Anzac Station construction update

Works to build the Metro Tunnel Project’s Anzac Station on St Kilda Rd reached a new milestone in May with the completion of the station walls in the southern section of the site.

On the northern section of the site, the new station roof is nearly complete and excavation will soon begin. As the station is being constructed from the top down, the walls are built first, followed by the roof. A void is then left in the roof, through which excavation can be undertaken, minimising noise and dust.

The start of major excavation will see works move into the next phase, as the excavated station box will serve as the launch site for the tunnel boring machines.

At Edmund Herring Oval, works are also progressing to prepare for the installation of a treatment plant that will support tunnelling works next year.

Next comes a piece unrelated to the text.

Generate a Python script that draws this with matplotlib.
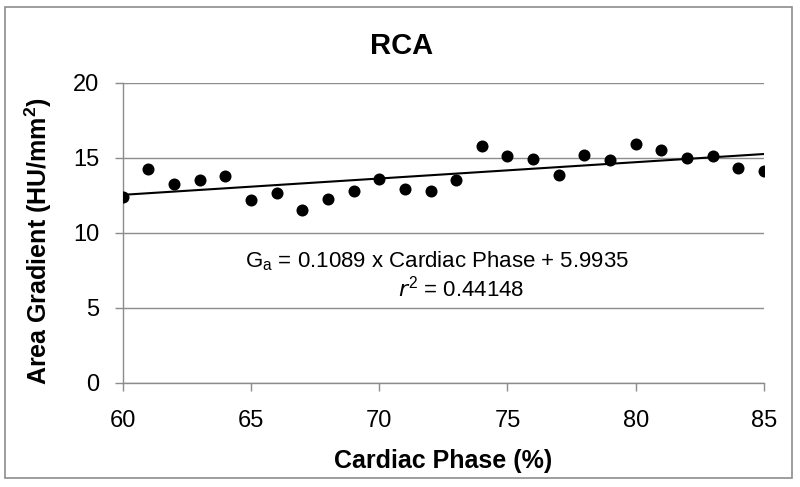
import matplotlib.pyplot as plt
from matplotlib.patches import Rectangle

# ---Data---
phase = [60, 61, 62, 63, 64, 65, 66, 67, 68, 69, 70, 71, 72,
         73, 74, 75, 76, 77, 78, 79, 80, 81, 82, 83, 84, 85]
gradient = [12.35, 14.27, 13.28, 13.50, 13.81, 12.15, 12.66, 11.51, 12.22,
            12.77, 13.59, 12.90, 12.79, 13.50, 15.79, 15.11, 14.91, 13.85,
            15.18, 14.87, 15.93, 15.55, 15.00, 15.15, 14.29, 14.10]
slope = 0.1089
intercept = 5.9935
r2 = 0.44148
x_ticks = [60, 65, 70, 75, 80, 85]
y_ticks = [0, 5, 10, 15, 20]

GRAY = "#8c8c8c"
FONT = "Liberation Sans"
W, H = 800, 487

fig = plt.figure(figsize=(8, 4.87), dpi=100)
ax = fig.add_axes([0.1534, 0.2142, 0.955 - 0.1534, 0.830 - 0.2142])

ax.scatter(phase, gradient, s=75, color="black", zorder=3, linewidths=0)
fit_x = [phase[0], phase[-1]]
fit_y = [slope * v + intercept for v in fit_x]
ax.plot(fit_x, fit_y, color="black", lw=1.5, zorder=2)

ax.set_xlim(60, 85)
ax.set_ylim(0, 20)
ax.set_xticks(x_ticks)
ax.set_yticks(y_ticks)
ax.yaxis.grid(True, color=GRAY, lw=1.0)
ax.set_axisbelow(True)
for s in ["top", "right"]:
    ax.spines[s].set_visible(False)
for s in ["left", "bottom"]:
    ax.spines[s].set_color(GRAY)
    ax.spines[s].set_linewidth(1.0)
ax.tick_params(axis="both", colors=GRAY, length=6, width=1.0, labelcolor="black")
ax.tick_params(axis="x", pad=14)
ax.tick_params(axis="y", pad=11)
for lab in ax.get_xticklabels() + ax.get_yticklabels():
    lab.set_fontfamily(FONT)
    lab.set_fontsize(17)

fig.text(443 / W, 1 - 461 / H, "Cardiac Phase (%)", fontfamily=FONT, fontweight="bold",
         fontsize=18, ha="center", va="center")
fig.text(38 / W, 1 - 241 / H, "Area Gradient (HU/mm$^\\mathregular{2}$)", fontfamily=FONT,
         fontweight="bold", fontsize=18, ha="center", va="center", rotation=90)

fig.text(402 / W, 1 - 46 / H, "RCA", fontfamily=FONT, fontweight="bold", fontsize=21,
         ha="center", va="center")

fig.text(245 / W, 1 - 267 / H,
         "G$_\\mathregular{a}$ = %.4f x Cardiac Phase + %.4f" % (slope, intercept),
         fontfamily=FONT, fontsize=16, va="baseline")
fig.text(398 / W, 1 - 297 / H, "$\\mathit{r}^\\mathregular{2}$ = %.5f" % r2,
         fontfamily=FONT, fontsize=16, va="baseline")

fig.add_artist(Rectangle((5 / W, 1 - 478 / H), 787 / W, 471 / H,
                         transform=fig.transFigure, fill=False, edgecolor=GRAY, lw=1.2))

fig.savefig("out.png", dpi=100)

Virtual world brings Melbourne’s past and present to life

Budding archaeologists can delve into Melbourne’s past thanks to an innovative creation for world-famous computer game Minecraft.

The Mini Melbourne virtual world features an archaeology adventure set among the Metro Tunnel Project’s dig sites.

It’s a Minecraft world-first – the first “virtual city” built as an educational resource for students.

Minecraft enthusiasts around the world can immerse themselves in Mini Melbourne, which features familiar sights such as Flinders Street Station, St Paul’s Cathedral, Melbourne Town Hall and Federation Square.

Minecraft – now owned by Microsoft – is a global phenomenon with more than 154 million copies sold, making it the second best-selling video game of all time behind Tetris. The software is used for education purposes in more than 100 countries.

Mini Melbourne was launched by Minister for Transport Infrastructure Jacinta Allan and Education Minister James Merlino in the CBD in May.

Students at the launch demonstrated the educational benefits of Minecraft by unearthing the city’s history as virtual archaeologists. Using trowels and brushes, they searched online for items dating back to Melbourne’s European settlement.

The archaeology adventure then involves researching objects found such as medicine bottles, a corkscrew and even teeth – evidence of a dentist working on the premises in the early 1900s.

Minecraft Mini Melbourne was developed by the Metro Tunnel Education Program and Victoria’s Department of Education and Training to develop students’ skills in STEM subjects (science, technology, engineering and maths).